Na discussão dessa trajetória, Varoufakis lamenta os desgastantes argumentos favoráveis a uma maior regulação contra visões em defesa de uma maior confiança no mercado. “Tudo isso é miragem. Essa oposição dissolveu-se antes de se constituir verdadeiramente e vive apenas na nossa imaginação. O capitalismo sempre foi um sistema fundado no poder do Estado em que a riqueza foi produzida coletivamente e apropriada privadamente.”

As questões atuais importantes, a seu ver, são outras. A primeira delas emergiu da crise grega, em 2010. Agora que o dinheiro público substituiu o dinheiro privado calcinado de Wall Street e a dívida pública de vários governos cresceu fortemente, deveríamos antecipar um novo arrocho do crédito ou aguardar uma nova tempestade financeira? Segunda questão: com os Estados Unidos combalidos pela crise de 2008 e sem condições de o déficit comercial ser utilizado para o consumo de montanhas de importações, quem desempenhará esse papel?

Enquanto o mundo busca as respostas, a economia e os negócios vivem a perplexidade de uma mudança profunda de perspectivas. “Até a crise de 2008, quase todos cantavam a partir da mesma partitura em louvor à economia dos Estados Unidos”, aponta Varoufakis no primeiro livro. “Políticos em Bruxelas, seus colegas em Tóquio, ex-comunistas europeus, europeus do Leste renascidos neodireitistas, economistas das universidades, todos eles lançavam um olhar de cobiça sobre os grandes oceanos em direção à terra da liberdade, convencidos de que os Estados Unidos eram o modelo a ser urgentemente e inequivocamente imitado.” As questões sobre a economia postas por Varoufakis não são propriamente novas, mas fazem parte da reflexão mais avançada sobre o assunto no momento.

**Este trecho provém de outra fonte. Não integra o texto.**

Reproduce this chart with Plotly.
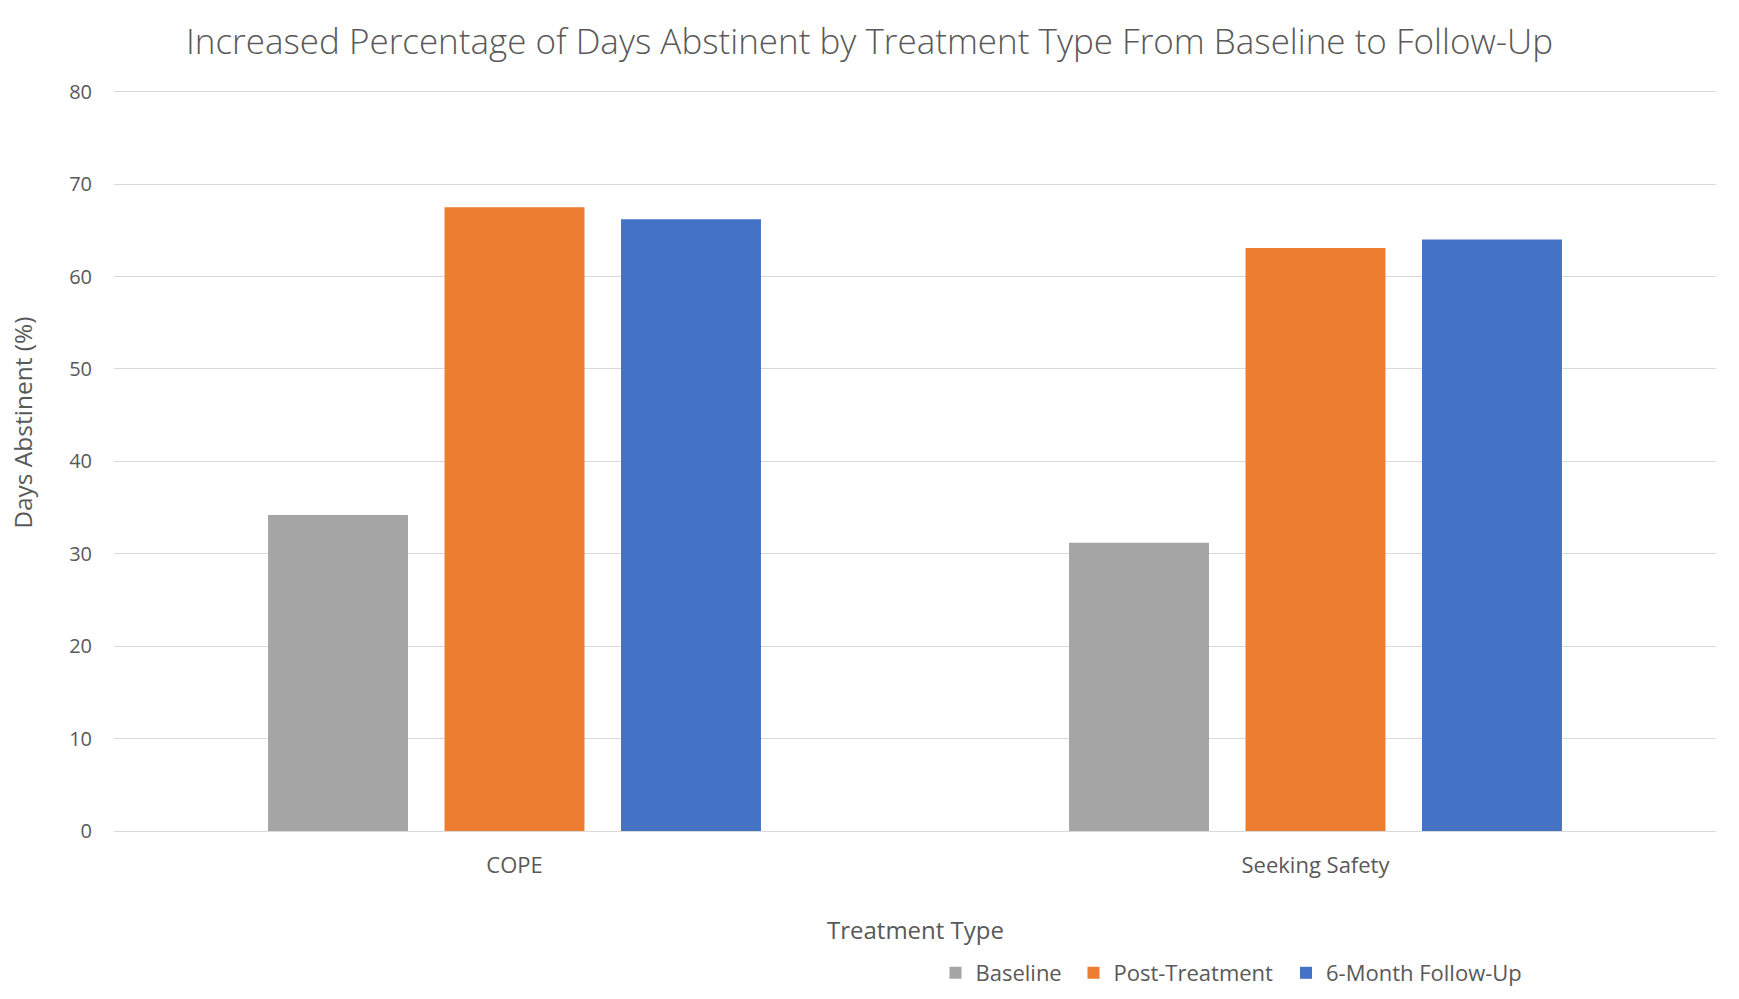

Desde 2008, no mínimo, centenas de economistas e pesquisadores de vários países, entre eles os economista-chefe do Fundo Monetário Internacional, Olivier Blanchard, e do Citigroup, Willem Buiter, além do diretor-geral do Bank for Internacional Settlements, o BIS, Jaime Caruana, fazem uma revisão profunda dos parâmetros dominantes da teoria econômica.

Um dos aspectos mais importantes do pensamento de Varoufakis é a abordagem política da economia, com uma aposta forte no potencial de indignação e de reação das sociedades assoladas pela crise. “A capacidade de os poderosos compelirem os demais em benefício dos seus interesses, o poder de se apropriar ou privatizar uma parte desmesurada daquilo que é produzido socialmente, a autoridade para estabelecer a agenda política e econômica, não podem ser mantidos indefinidamente com base na força bruta. O segredo do poder real não está com os opressores, mas com os oprimidos.” Varoufakis poderá agora testar as suas ideias.